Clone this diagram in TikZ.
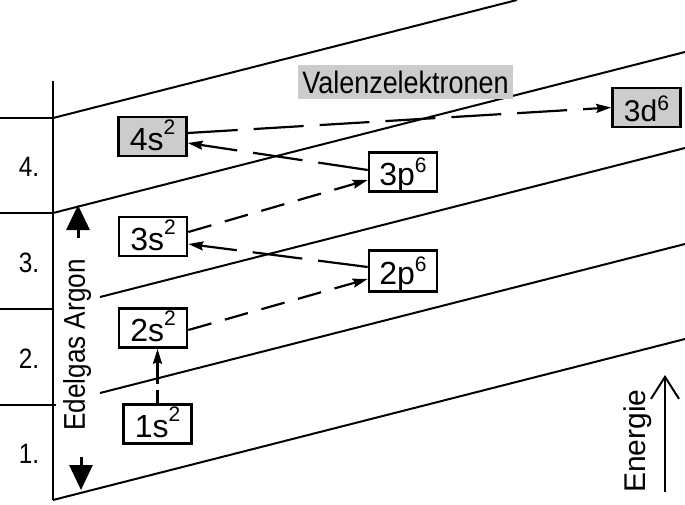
\documentclass[tikz,border=0pt]{standalone}
\usepackage{fontspec}
\setmainfont{Liberation Sans}
\newfontfamily\narrowfont[FakeStretch=0.87]{Liberation Sans}
\usetikzlibrary{arrows.meta}
\definecolor{boxgray}{gray}{0.8}
\newcommand{\hoch}[2][16pt]{\raisebox{#1}{\fontsize{21}{21}\selectfont #2}}
\begin{document}
\begin{tikzpicture}[x=1pt,y=-1pt,
  grid/.style={line width=2pt},
  box/.style={draw, line width=2.6pt, inner sep=0pt, minimum width=68pt, minimum height=39pt,
    text height=27pt, text depth=0pt, font=\fontsize{32}{32}\selectfont},
  graybox/.style={box, fill=boxgray},
  tip/.style={-{Stealth[length=15pt,width=9pt,inset=2pt]}},
  longdash/.style={tip, line width=2.2pt, dash pattern=on 50pt off 16pt},
  meddash/.style={tip, line width=2.2pt, dash pattern=on 24pt off 14pt},
  shortdash/.style={tip, line width=2.2pt, dash pattern=on 13pt off 6pt on 40pt off 6pt},
  rowlabel/.style={font=\narrowfont\fontsize{28}{28}\selectfont},
  sidetext/.style={font=\narrowfont\fontsize{30}{30}\selectfont, inner sep=0pt},
  bigtip/.style={-{Triangle[length=25pt,width=23pt]}, line width=3pt}
]
\useasboundingbox (0,0) rectangle (685,504);
% left frame
\draw[grid] (53,81) -- (53,500);
\draw[grid] (0,118) -- (53,118);
\draw[grid] (0,213) -- (53,213);
\draw[grid] (0,309) -- (53,309);
\draw[grid] (0,405) -- (56,405);
% slanted level lines
\draw[grid] (53,118) -- (517,0);
\draw[grid] (53,213) -- (685,52);
\draw[grid] (100,297) -- (685,148);
\draw[grid] (100,393) -- (685,244);
\draw[grid] (53,500) -- (685,339);
% row labels
\node[rowlabel] (r4) at (29,167) {4.};
\node[rowlabel] (r3) at (29,263) {3.};
\node[rowlabel] (r2) at (29,359) {2.};
\node[rowlabel] (r1) at (29,454) {1.};
% Edelgas Argon
\node[sidetext, rotate=90] (argon) at (77,345) {Edelgas Argon};
\coordinate (upfrom) at (78,238);
\coordinate (upto) at (78,205);
\coordinate (dnfrom) at (81,457);
\coordinate (dnto) at (81,490);
\draw[bigtip] (upfrom) -- (upto);
\draw[bigtip] (dnfrom) -- (dnto);
% Valenzelektronen
\node[fill=boxgray, minimum width=215pt, minimum height=34pt, inner sep=0pt,
  font=\narrowfont\fontsize{31}{31}\selectfont] (valenz) at (405.5,82) {Valenzelektronen};
% orbital boxes
\node[graybox] (n4s) at (152.5,136.5) {4s\hoch{2}};
\node[box] (n3s) at (153,236.5) {3s\hoch{2}};
\node[box] (n2s) at (153,328) {2s\hoch{2}};
\node[box] (n1s) at (157.5,424) {1s\hoch{2}};
\node[box] (n3p) at (403,172) {3p\hoch[13pt]{6}};
\node[box, minimum height=41pt] (n2p) at (403,271) {2p\hoch[13pt]{6}};
\node[graybox, font=\fontsize{30}{30}\selectfont] (n3d) at (646.5,107.5) {3d\hoch[11pt]{6}};
% connectors
\draw[shortdash] (n1s.north) -- (n1s.north |- n2s.south);
\draw[meddash] ([yshift=-2pt]n2s.east) -- ([yshift=-8pt]n2p.west);
\draw[longdash] ([yshift=4pt]n2p.west) -- ([yshift=-7.5pt]n3s.east);
\draw[meddash] ([yshift=4.5pt]n3s.east) -- ([yshift=-8pt]n3p.west);
\draw[longdash] ([yshift=2pt]n3p.west) -- ([yshift=-6.5pt]n4s.east);
\draw[longdash] ([yshift=3.5pt]n4s.east) -- (n3d.west);
% Energie
\coordinate (efrom) at (665,492);
\coordinate (eto) at (665,375);
\draw[line width=2pt, -{Straight Barb[length=22pt,width=28pt]}] (efrom) -- (eto);
\node[font=\fontsize{30}{30}\selectfont, rotate=90, inner sep=0pt] (energie) at (638,441) {Energie};
\end{tikzpicture}
\end{document}
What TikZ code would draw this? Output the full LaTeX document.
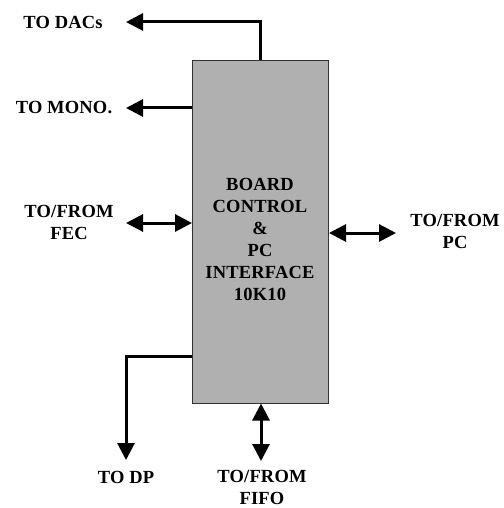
\documentclass[tikz,border=0pt]{standalone}
\usepackage{fontspec}
\setmainfont{Liberation Serif}[LetterSpace=1]
\usetikzlibrary{arrows.meta}
\definecolor{boxgray}{RGB}{176,176,176}
\tikzset{
  conn/.style={line width=3pt, -{Triangle[length=17pt,width=17pt]}},
  bconn/.style={line width=3pt, {Triangle[length=17pt,width=17pt]}-{Triangle[length=17pt,width=17pt]}},
  lbl/.style={font=\fontsize{18.5}{22}\selectfont\bfseries, align=center, inner sep=0pt},
}
\begin{document}
\begin{tikzpicture}[x=1pt,y=-1pt]
\useasboundingbox (0,0) rectangle (503,508);
\node[draw=black!80, line width=1pt, fill=boxgray, minimum width=136pt, minimum height=342pt, inner sep=0pt] (box) at (260.5,232) {};
\node[lbl] (boxtext) at (260,239) {BOARD\\CONTROL\\\&\\PC\\INTERFACE\\10K10};
% labels
\node[lbl] (dacs) at (63,22) {TO DACs};
\node[lbl] (mono) at (64,108) {TO MONO.};
\node[lbl] (fec) at (69,222) {TO/FROM\\FEC};
\node[lbl] (pc) at (455,231) {TO/FROM\\PC};
\node[lbl] (dp) at (126,477) {TO DP};
\node[lbl] (fifo) at (262,487) {TO/FROM\\FIFO};
% tip coordinates
\coordinate (tdacs) at (126,22);
\coordinate (tmono) at (126,108);
\coordinate (tfec) at (126,223);
\coordinate (tpc) at (396,233);
\coordinate (tdp) at (126,460);
\coordinate (tfifo) at (261,461);
\coordinate (dpcorner) at (126,356);
% connectors
\draw[conn] (box.north) |- (tdacs);
\draw[conn] (box.west |- tmono) -- (tmono);
\draw[bconn] (tfec) -- (box.west |- tfec);
\draw[bconn] (box.east |- tpc) -- (tpc);
\draw[conn] (box.west |- dpcorner) -- (dpcorner) -- (tdp);
\draw[bconn] (box.south -| tfifo) -- (tfifo);
\end{tikzpicture}
\end{document}
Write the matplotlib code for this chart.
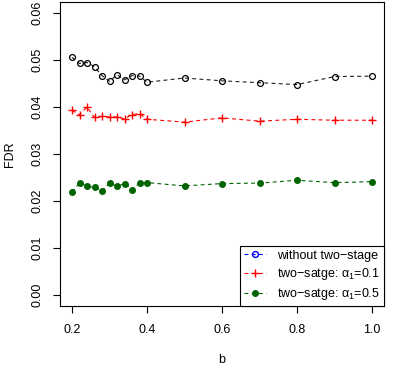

### DIRECTION
Write the lines above out again exactly, without any of their pictures.

### FINISHED TASK
Clone this diagram in TikZ.
\documentclass[tikz,border=0pt]{standalone}
\usepackage{fontspec}
\setmainfont{Liberation Sans}
\newfontfamily\narrowfont[FakeStretch=0.87]{Liberation Sans}
\usetikzlibrary{arrows.meta}
\definecolor{boxgray}{gray}{0.8}
\newcommand{\hoch}[2][16pt]{\raisebox{#1}{\fontsize{21}{21}\selectfont #2}}
\begin{document}
\begin{tikzpicture}[x=1pt,y=-1pt,
  grid/.style={line width=2pt},
  box/.style={draw, line width=2.6pt, inner sep=0pt, minimum width=68pt, minimum height=39pt,
    text height=27pt, text depth=0pt, font=\fontsize{32}{32}\selectfont},
  graybox/.style={box, fill=boxgray},
  tip/.style={-{Stealth[length=15pt,width=9pt,inset=2pt]}},
  longdash/.style={tip, line width=2.2pt, dash pattern=on 50pt off 16pt},
  meddash/.style={tip, line width=2.2pt, dash pattern=on 24pt off 14pt},
  shortdash/.style={tip, line width=2.2pt, dash pattern=on 13pt off 6pt on 40pt off 6pt},
  rowlabel/.style={font=\narrowfont\fontsize{28}{28}\selectfont},
  sidetext/.style={font=\narrowfont\fontsize{30}{30}\selectfont, inner sep=0pt},
  bigtip/.style={-{Triangle[length=25pt,width=23pt]}, line width=3pt}
]
\useasboundingbox (0,0) rectangle (685,504);
% left frame
\draw[grid] (53,81) -- (53,500);
\draw[grid] (0,118) -- (53,118);
\draw[grid] (0,213) -- (53,213);
\draw[grid] (0,309) -- (53,309);
\draw[grid] (0,405) -- (56,405);
% slanted level lines
\draw[grid] (53,118) -- (517,0);
\draw[grid] (53,213) -- (685,52);
\draw[grid] (100,297) -- (685,148);
\draw[grid] (100,393) -- (685,244);
\draw[grid] (53,500) -- (685,339);
% row labels
\node[rowlabel] (r4) at (29,167) {4.};
\node[rowlabel] (r3) at (29,263) {3.};
\node[rowlabel] (r2) at (29,359) {2.};
\node[rowlabel] (r1) at (29,454) {1.};
% Edelgas Argon
\node[sidetext, rotate=90] (argon) at (77,345) {Edelgas Argon};
\coordinate (upfrom) at (78,238);
\coordinate (upto) at (78,205);
\coordinate (dnfrom) at (81,457);
\coordinate (dnto) at (81,490);
\draw[bigtip] (upfrom) -- (upto);
\draw[bigtip] (dnfrom) -- (dnto);
% Valenzelektronen
\node[fill=boxgray, minimum width=215pt, minimum height=34pt, inner sep=0pt,
  font=\narrowfont\fontsize{31}{31}\selectfont] (valenz) at (405.5,82) {Valenzelektronen};
% orbital boxes
\node[graybox] (n4s) at (152.5,136.5) {4s\hoch{2}};
\node[box] (n3s) at (153,236.5) {3s\hoch{2}};
\node[box] (n2s) at (153,328) {2s\hoch{2}};
\node[box] (n1s) at (157.5,424) {1s\hoch{2}};
\node[box] (n3p) at (403,172) {3p\hoch[13pt]{6}};
\node[box, minimum height=41pt] (n2p) at (403,271) {2p\hoch[13pt]{6}};
\node[graybox, font=\fontsize{30}{30}\selectfont] (n3d) at (646.5,107.5) {3d\hoch[11pt]{6}};
% connectors
\draw[shortdash] (n1s.north) -- (n1s.north |- n2s.south);
\draw[meddash] ([yshift=-2pt]n2s.east) -- ([yshift=-8pt]n2p.west);
\draw[longdash] ([yshift=4pt]n2p.west) -- ([yshift=-7.5pt]n3s.east);
\draw[meddash] ([yshift=4.5pt]n3s.east) -- ([yshift=-8pt]n3p.west);
\draw[longdash] ([yshift=2pt]n3p.west) -- ([yshift=-6.5pt]n4s.east);
\draw[longdash] ([yshift=3.5pt]n4s.east) -- (n3d.west);
% Energie
\coordinate (efrom) at (665,492);
\coordinate (eto) at (665,375);
\draw[line width=2pt, -{Straight Barb[length=22pt,width=28pt]}] (efrom) -- (eto);
\node[font=\fontsize{30}{30}\selectfont, rotate=90, inner sep=0pt] (energie) at (638,441) {Energie};
\end{tikzpicture}
\end{document}
What TikZ code would draw this? Output the full LaTeX document.
\documentclass[tikz,border=0pt]{standalone}
\usepackage{fontspec}
\setmainfont{Liberation Serif}[LetterSpace=1]
\usetikzlibrary{arrows.meta}
\definecolor{boxgray}{RGB}{176,176,176}
\tikzset{
  conn/.style={line width=3pt, -{Triangle[length=17pt,width=17pt]}},
  bconn/.style={line width=3pt, {Triangle[length=17pt,width=17pt]}-{Triangle[length=17pt,width=17pt]}},
  lbl/.style={font=\fontsize{18.5}{22}\selectfont\bfseries, align=center, inner sep=0pt},
}
\begin{document}
\begin{tikzpicture}[x=1pt,y=-1pt]
\useasboundingbox (0,0) rectangle (503,508);
\node[draw=black!80, line width=1pt, fill=boxgray, minimum width=136pt, minimum height=342pt, inner sep=0pt] (box) at (260.5,232) {};
\node[lbl] (boxtext) at (260,239) {BOARD\\CONTROL\\\&\\PC\\INTERFACE\\10K10};
% labels
\node[lbl] (dacs) at (63,22) {TO DACs};
\node[lbl] (mono) at (64,108) {TO MONO.};
\node[lbl] (fec) at (69,222) {TO/FROM\\FEC};
\node[lbl] (pc) at (455,231) {TO/FROM\\PC};
\node[lbl] (dp) at (126,477) {TO DP};
\node[lbl] (fifo) at (262,487) {TO/FROM\\FIFO};
% tip coordinates
\coordinate (tdacs) at (126,22);
\coordinate (tmono) at (126,108);
\coordinate (tfec) at (126,223);
\coordinate (tpc) at (396,233);
\coordinate (tdp) at (126,460);
\coordinate (tfifo) at (261,461);
\coordinate (dpcorner) at (126,356);
% connectors
\draw[conn] (box.north) |- (tdacs);
\draw[conn] (box.west |- tmono) -- (tmono);
\draw[bconn] (tfec) -- (box.west |- tfec);
\draw[bconn] (box.east |- tpc) -- (tpc);
\draw[conn] (box.west |- dpcorner) -- (dpcorner) -- (tdp);
\draw[bconn] (box.south -| tfifo) -- (tfifo);
\end{tikzpicture}
\end{document}
Write the matplotlib code for this chart.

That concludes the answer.